> _Given information_
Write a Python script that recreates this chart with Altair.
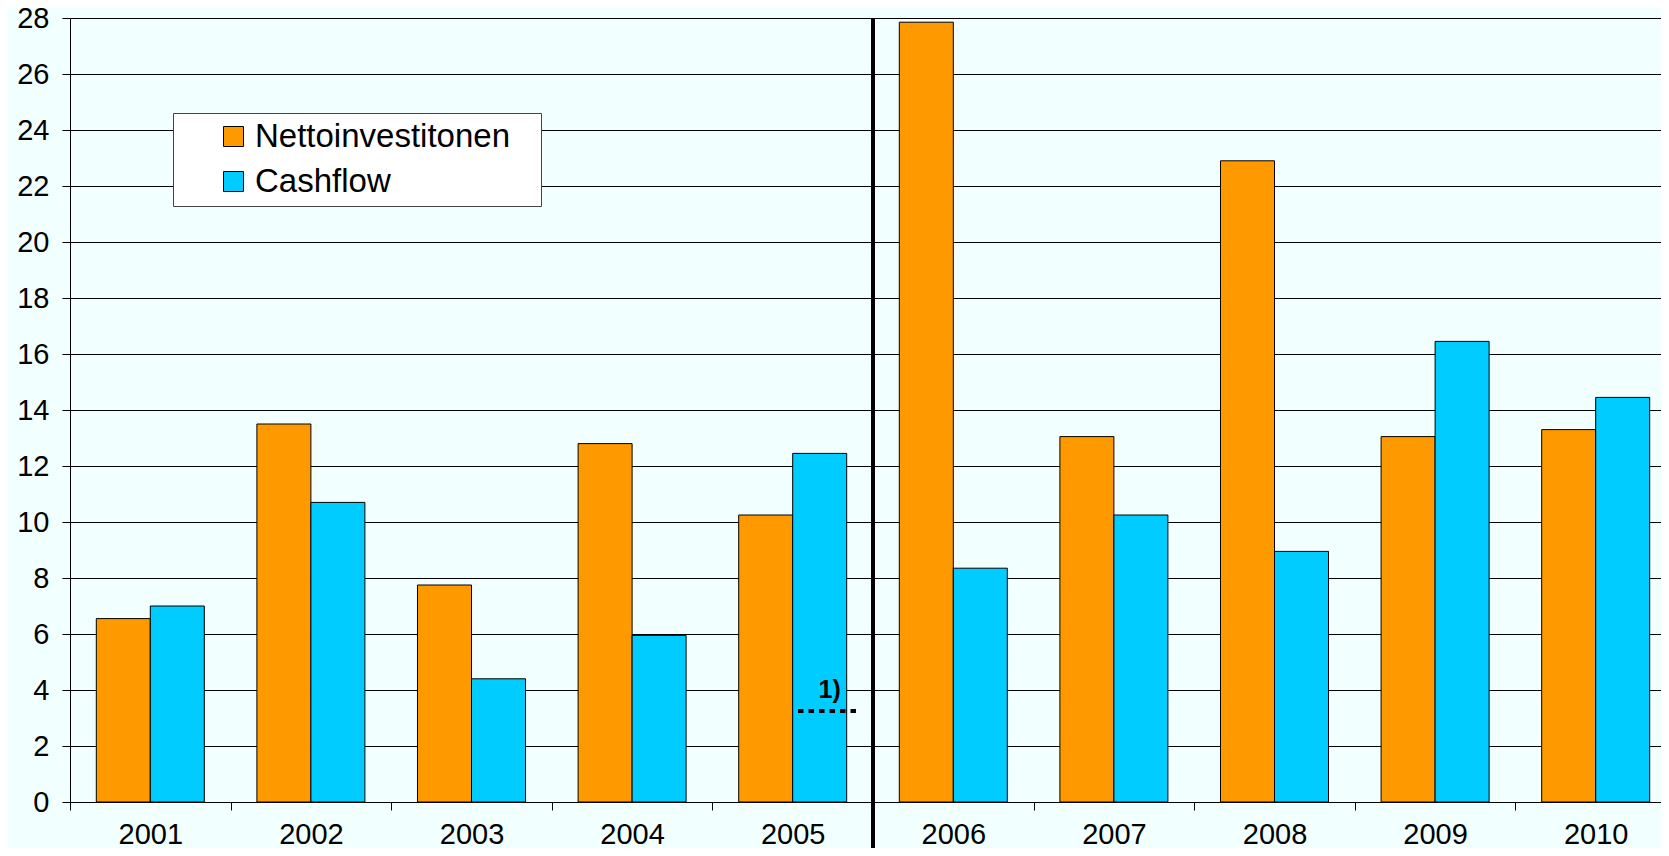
import altair as alt
import pandas as pd

years = ['2001', '2002', '2003', '2004', '2005', '2006', '2007', '2008', '2009', '2010']
netto = [6.55, 13.5, 7.75, 12.8, 10.25, 27.85, 13.05, 22.9, 13.05, 13.3]
cash = [7.0, 10.7, 4.4, 5.95, 12.45, 8.35, 10.25, 8.95, 16.45, 14.45]
series = ['Nettoinvestitonen', 'Cashflow']
colors = ['#FF9900', '#00CCFF']
y_ticks = list(range(0, 29, 2))
split_year = ['2006']
note_year = ['2005']
note_value = [3.25]
note_label = ['1)']

rows = []
for i, yr in enumerate(years):
    rows.append({'year': yr, 'series': series[0], 'value': netto[i]})
    rows.append({'year': yr, 'series': series[1], 'value': cash[i]})
df = pd.DataFrame(rows)
df_sep = pd.DataFrame({'year': split_year})
df_note = pd.DataFrame({'year': note_year, 'value': note_value, 'label': note_label})

W, H = 1606, 784
FONT = 'Liberation Sans'

x_scale = alt.Scale(domain=years, paddingInner=0, paddingOuter=0)
y_scale = alt.Scale(domain=[0, 28], nice=False)

bars = alt.Chart(df).mark_bar(stroke='black', strokeWidth=1).encode(
    x=alt.X('year:N', scale=x_scale, title=None),
    xOffset=alt.XOffset('series:N', scale=alt.Scale(domain=series, paddingInner=0, paddingOuter=0.487)),
    y=alt.Y('value:Q', scale=y_scale, title=None, axis=alt.Axis(values=y_ticks)),
    color=alt.Color('series:N', scale=alt.Scale(domain=series, range=colors),
                    legend=alt.Legend(orient='none', legendX=103, legendY=95, title=None,
                                      fillColor='white', strokeColor='#444', padding=7,
                                      symbolType='square', symbolSize=400,
                                      symbolStrokeColor='black', symbolStrokeWidth=1,
                                      symbolOffset=37, labelFontSize=33, labelFont=FONT,
                                      labelColor='black', labelOffset=5, rowPadding=11,
                                      labelLimit=0,
                                      labelExpr="datum.label + '\u2800'")),
)

sep = alt.Chart(df_sep).mark_rule(strokeWidth=4, color='black', clip=False).encode(
    x=alt.X('year:N', bandPosition=0, title=None),
    y=alt.value(0),
    y2=alt.value(H + 70),
)

note_line = alt.Chart(df_note).mark_rule(strokeWidth=4, color='black', strokeDash=[5.5, 5]).encode(
    x=alt.X('year:N', bandPosition=0.533, title=None),
    x2=alt.X2('year', bandPosition=0.895),
    y=alt.Y('value:Q', title=None),
)

note_text = alt.Chart(df_note).mark_text(fontWeight='bold', fontSize=25, font=FONT,
                                          baseline='alphabetic', dy=-13, align='center',
                                          color='black').encode(
    x=alt.X('year:N', bandPosition=0.73, title=None),
    y=alt.Y('value:Q', title=None),
    text='label:N',
)

chart = alt.layer(bars, sep, note_line, note_text).properties(
    width=W, height=H,
    padding={'left': 62, 'top': 10, 'right': -15, 'bottom': 46},
    autosize='none',
    background='#F2FFFF',
).configure_view(stroke=None).configure_axis(
    labelFont=FONT, labelColor='black', labelFontSize=29,
    domainColor='black', tickColor='black', tickSize=8,
).configure_axisX(
    labelAngle=0, tickBand='extent', grid=False, labelPadding=10,
).configure_axisY(
    grid=True, gridColor='black', gridWidth=1, labelPadding=13,
)

chart.save('out.html', embed_options={'renderer': 'svg', 'actions': False})
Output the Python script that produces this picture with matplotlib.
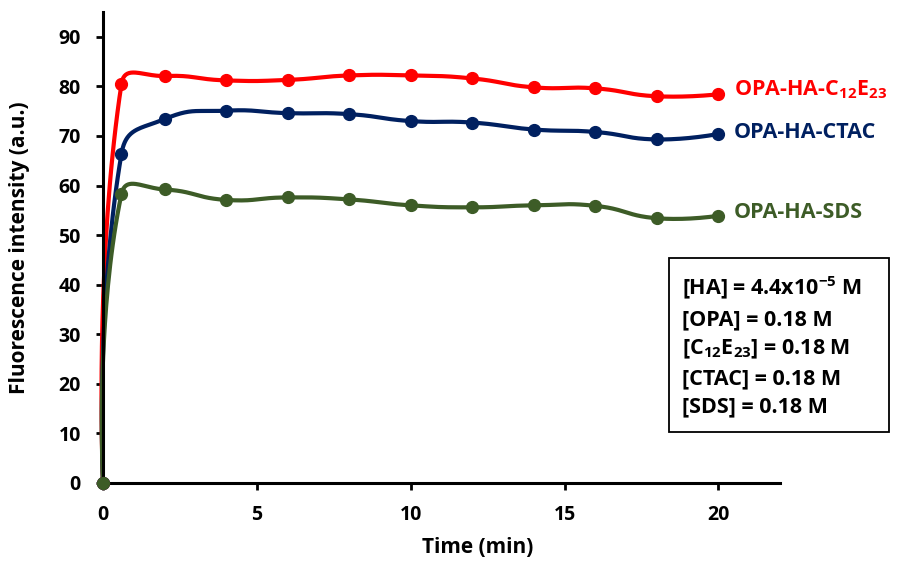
import numpy as np
import matplotlib
matplotlib.use("Agg")
import matplotlib.pyplot as plt
from matplotlib.patches import Rectangle

plt.rcParams['font.family'] = ['Open Sans', 'DejaVu Sans']
plt.rcParams['font.weight'] = 'bold'
plt.rcParams['mathtext.fontset'] = 'custom'
plt.rcParams['mathtext.rm'] = 'Open Sans:bold'
plt.rcParams['mathtext.default'] = 'rm'

time_min = [0, 0.6, 2, 4, 6, 8, 10, 12, 14, 16, 18, 20]
c12e23 = [0, 80.5, 82.1, 81.2, 81.3, 82.2, 82.2, 81.6, 79.8, 79.6, 78.0, 78.4]
ctac = [0, 66.4, 73.4, 75.1, 74.6, 74.4, 73.0, 72.7, 71.3, 70.8, 69.3, 70.4]
sds = [0, 58.3, 59.2, 57.1, 57.6, 57.2, 56.0, 55.6, 56.0, 55.9, 53.4, 53.9]

names = ['OPA-HA-C$_{12}$E$_{23}$', 'OPA-HA-CTAC', 'OPA-HA-SDS']
colors = ['#FF0000', '#002060', '#3D5C27']
label_y = [79.3, 70.6, 54.5]

XS, YS = 30.85, 4.956  # px per unit, used for the smoothing only


def smooth(x, y, n=40, k=0.5):
    # excel style smoothed line, control points scaled by segment length
    p = np.column_stack([np.asarray(x, float) * XS, np.asarray(y, float) * YS])
    out = []
    t = np.linspace(0, 1, n)[:, None]
    for i in range(len(p) - 1):
        a, b = p[i], p[i + 1]
        prev = p[i - 1] if i > 0 else a
        nxt = p[i + 2] if i + 2 < len(p) else b
        d0 = np.linalg.norm(a - prev)
        d1 = np.linalg.norm(b - a)
        d2 = np.linalg.norm(nxt - b)
        c1 = a + (b - prev) * (d1 / (d0 + d1)) * k if d0 > 0 else a
        c2 = b - (nxt - a) * (d1 / (d1 + d2)) * k if d2 > 0 else b
        seg = (1 - t) ** 3 * a + 3 * (1 - t) ** 2 * t * c1 + 3 * (1 - t) * t ** 2 * c2 + t ** 3 * b
        out.append(seg)
    out = np.vstack(out)
    return out[:, 0] / XS, out[:, 1] / YS


fig = plt.figure(figsize=(9.01, 5.61), dpi=100)
ax = fig.add_axes([103 / 901, 1 - 483 / 561, (780 - 103) / 901, (483 - 12) / 561])

for ys, c, name, ly in zip([c12e23, ctac, sds], colors, names, label_y):
    sx, sy = smooth(time_min, ys)
    ax.plot(sx, sy, color=c, lw=3, solid_capstyle='round', clip_on=False)
    ax.plot(time_min, ys, 'o', color=c, ms=8.5, clip_on=False, zorder=3)
    ax.text(20.5, ly, name, color=c, fontsize=15.5, fontweight='bold',
            va='center', ha='left', clip_on=False)

ax.set_xlim(0, 22)
ax.set_ylim(0, 95)
ax.set_xticks([0, 5, 10, 15, 20])
ax.set_yticks(range(0, 91, 10))
ax.spines['top'].set_visible(False)
ax.spines['right'].set_visible(False)
for s in ['left', 'bottom']:
    ax.spines[s].set_linewidth(2.2)
ax.tick_params(width=2, length=5, labelsize=14, pad=11)
for lab in ax.get_xticklabels() + ax.get_yticklabels():
    lab.set_fontweight('bold')
ax.set_xlabel('Time (min)', fontsize=15, fontweight='bold')
ax.set_ylabel('Fluorescence intensity (a.u.)', fontsize=15, fontweight='bold')
ax.xaxis.set_label_coords(0.554, -0.115)
ax.yaxis.set_label_coords(-0.108, 0.5)

fig.patches.append(Rectangle((669 / 901, 1 - 432 / 561), 220 / 901, 174 / 561,
                             transform=fig.transFigure, fc='white', ec='black', lw=1.3))
box_text = ('[HA] = 4.4x10$^{-5}$ M\n[OPA] = 0.18 M\n[C$_{12}$E$_{23}$] = 0.18 M\n'
            '[CTAC] = 0.18 M\n[SDS] = 0.18 M')
fig.text(682 / 901, 1 - 346 / 561, box_text, fontsize=15.5, fontweight='bold',
         va='center', ha='left', linespacing=1.45)

fig.savefig('out.png', dpi=100)
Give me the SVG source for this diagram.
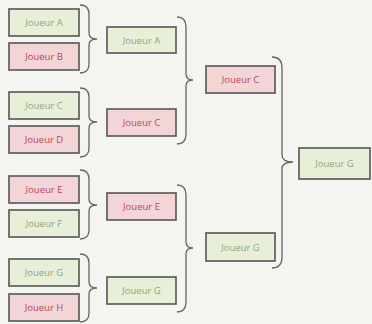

> _Stated task_
Repeat the material above in full and unchanged, minus its images.

> _Task result_
Write a Python script that recreates this chart with Altair.
import altair as alt
import pandas as pd

years = ['2001', '2002', '2003', '2004', '2005', '2006', '2007', '2008', '2009', '2010']
netto = [6.55, 13.5, 7.75, 12.8, 10.25, 27.85, 13.05, 22.9, 13.05, 13.3]
cash = [7.0, 10.7, 4.4, 5.95, 12.45, 8.35, 10.25, 8.95, 16.45, 14.45]
series = ['Nettoinvestitonen', 'Cashflow']
colors = ['#FF9900', '#00CCFF']
y_ticks = list(range(0, 29, 2))
split_year = ['2006']
note_year = ['2005']
note_value = [3.25]
note_label = ['1)']

rows = []
for i, yr in enumerate(years):
    rows.append({'year': yr, 'series': series[0], 'value': netto[i]})
    rows.append({'year': yr, 'series': series[1], 'value': cash[i]})
df = pd.DataFrame(rows)
df_sep = pd.DataFrame({'year': split_year})
df_note = pd.DataFrame({'year': note_year, 'value': note_value, 'label': note_label})

W, H = 1606, 784
FONT = 'Liberation Sans'

x_scale = alt.Scale(domain=years, paddingInner=0, paddingOuter=0)
y_scale = alt.Scale(domain=[0, 28], nice=False)

bars = alt.Chart(df).mark_bar(stroke='black', strokeWidth=1).encode(
    x=alt.X('year:N', scale=x_scale, title=None),
    xOffset=alt.XOffset('series:N', scale=alt.Scale(domain=series, paddingInner=0, paddingOuter=0.487)),
    y=alt.Y('value:Q', scale=y_scale, title=None, axis=alt.Axis(values=y_ticks)),
    color=alt.Color('series:N', scale=alt.Scale(domain=series, range=colors),
                    legend=alt.Legend(orient='none', legendX=103, legendY=95, title=None,
                                      fillColor='white', strokeColor='#444', padding=7,
                                      symbolType='square', symbolSize=400,
                                      symbolStrokeColor='black', symbolStrokeWidth=1,
                                      symbolOffset=37, labelFontSize=33, labelFont=FONT,
                                      labelColor='black', labelOffset=5, rowPadding=11,
                                      labelLimit=0,
                                      labelExpr="datum.label + '\u2800'")),
)

sep = alt.Chart(df_sep).mark_rule(strokeWidth=4, color='black', clip=False).encode(
    x=alt.X('year:N', bandPosition=0, title=None),
    y=alt.value(0),
    y2=alt.value(H + 70),
)

note_line = alt.Chart(df_note).mark_rule(strokeWidth=4, color='black', strokeDash=[5.5, 5]).encode(
    x=alt.X('year:N', bandPosition=0.533, title=None),
    x2=alt.X2('year', bandPosition=0.895),
    y=alt.Y('value:Q', title=None),
)

note_text = alt.Chart(df_note).mark_text(fontWeight='bold', fontSize=25, font=FONT,
                                          baseline='alphabetic', dy=-13, align='center',
                                          color='black').encode(
    x=alt.X('year:N', bandPosition=0.73, title=None),
    y=alt.Y('value:Q', title=None),
    text='label:N',
)

chart = alt.layer(bars, sep, note_line, note_text).properties(
    width=W, height=H,
    padding={'left': 62, 'top': 10, 'right': -15, 'bottom': 46},
    autosize='none',
    background='#F2FFFF',
).configure_view(stroke=None).configure_axis(
    labelFont=FONT, labelColor='black', labelFontSize=29,
    domainColor='black', tickColor='black', tickSize=8,
).configure_axisX(
    labelAngle=0, tickBand='extent', grid=False, labelPadding=10,
).configure_axisY(
    grid=True, gridColor='black', gridWidth=1, labelPadding=13,
)

chart.save('out.html', embed_options={'renderer': 'svg', 'actions': False})
Output the Python script that produces this picture with matplotlib.
import numpy as np
import matplotlib
matplotlib.use("Agg")
import matplotlib.pyplot as plt
from matplotlib.patches import Rectangle

plt.rcParams['font.family'] = ['Open Sans', 'DejaVu Sans']
plt.rcParams['font.weight'] = 'bold'
plt.rcParams['mathtext.fontset'] = 'custom'
plt.rcParams['mathtext.rm'] = 'Open Sans:bold'
plt.rcParams['mathtext.default'] = 'rm'

time_min = [0, 0.6, 2, 4, 6, 8, 10, 12, 14, 16, 18, 20]
c12e23 = [0, 80.5, 82.1, 81.2, 81.3, 82.2, 82.2, 81.6, 79.8, 79.6, 78.0, 78.4]
ctac = [0, 66.4, 73.4, 75.1, 74.6, 74.4, 73.0, 72.7, 71.3, 70.8, 69.3, 70.4]
sds = [0, 58.3, 59.2, 57.1, 57.6, 57.2, 56.0, 55.6, 56.0, 55.9, 53.4, 53.9]

names = ['OPA-HA-C$_{12}$E$_{23}$', 'OPA-HA-CTAC', 'OPA-HA-SDS']
colors = ['#FF0000', '#002060', '#3D5C27']
label_y = [79.3, 70.6, 54.5]

XS, YS = 30.85, 4.956  # px per unit, used for the smoothing only


def smooth(x, y, n=40, k=0.5):
    # excel style smoothed line, control points scaled by segment length
    p = np.column_stack([np.asarray(x, float) * XS, np.asarray(y, float) * YS])
    out = []
    t = np.linspace(0, 1, n)[:, None]
    for i in range(len(p) - 1):
        a, b = p[i], p[i + 1]
        prev = p[i - 1] if i > 0 else a
        nxt = p[i + 2] if i + 2 < len(p) else b
        d0 = np.linalg.norm(a - prev)
        d1 = np.linalg.norm(b - a)
        d2 = np.linalg.norm(nxt - b)
        c1 = a + (b - prev) * (d1 / (d0 + d1)) * k if d0 > 0 else a
        c2 = b - (nxt - a) * (d1 / (d1 + d2)) * k if d2 > 0 else b
        seg = (1 - t) ** 3 * a + 3 * (1 - t) ** 2 * t * c1 + 3 * (1 - t) * t ** 2 * c2 + t ** 3 * b
        out.append(seg)
    out = np.vstack(out)
    return out[:, 0] / XS, out[:, 1] / YS


fig = plt.figure(figsize=(9.01, 5.61), dpi=100)
ax = fig.add_axes([103 / 901, 1 - 483 / 561, (780 - 103) / 901, (483 - 12) / 561])

for ys, c, name, ly in zip([c12e23, ctac, sds], colors, names, label_y):
    sx, sy = smooth(time_min, ys)
    ax.plot(sx, sy, color=c, lw=3, solid_capstyle='round', clip_on=False)
    ax.plot(time_min, ys, 'o', color=c, ms=8.5, clip_on=False, zorder=3)
    ax.text(20.5, ly, name, color=c, fontsize=15.5, fontweight='bold',
            va='center', ha='left', clip_on=False)

ax.set_xlim(0, 22)
ax.set_ylim(0, 95)
ax.set_xticks([0, 5, 10, 15, 20])
ax.set_yticks(range(0, 91, 10))
ax.spines['top'].set_visible(False)
ax.spines['right'].set_visible(False)
for s in ['left', 'bottom']:
    ax.spines[s].set_linewidth(2.2)
ax.tick_params(width=2, length=5, labelsize=14, pad=11)
for lab in ax.get_xticklabels() + ax.get_yticklabels():
    lab.set_fontweight('bold')
ax.set_xlabel('Time (min)', fontsize=15, fontweight='bold')
ax.set_ylabel('Fluorescence intensity (a.u.)', fontsize=15, fontweight='bold')
ax.xaxis.set_label_coords(0.554, -0.115)
ax.yaxis.set_label_coords(-0.108, 0.5)

fig.patches.append(Rectangle((669 / 901, 1 - 432 / 561), 220 / 901, 174 / 561,
                             transform=fig.transFigure, fc='white', ec='black', lw=1.3))
box_text = ('[HA] = 4.4x10$^{-5}$ M\n[OPA] = 0.18 M\n[C$_{12}$E$_{23}$] = 0.18 M\n'
            '[CTAC] = 0.18 M\n[SDS] = 0.18 M')
fig.text(682 / 901, 1 - 346 / 561, box_text, fontsize=15.5, fontweight='bold',
         va='center', ha='left', linespacing=1.45)

fig.savefig('out.png', dpi=100)
Give me the SVG source for this diagram.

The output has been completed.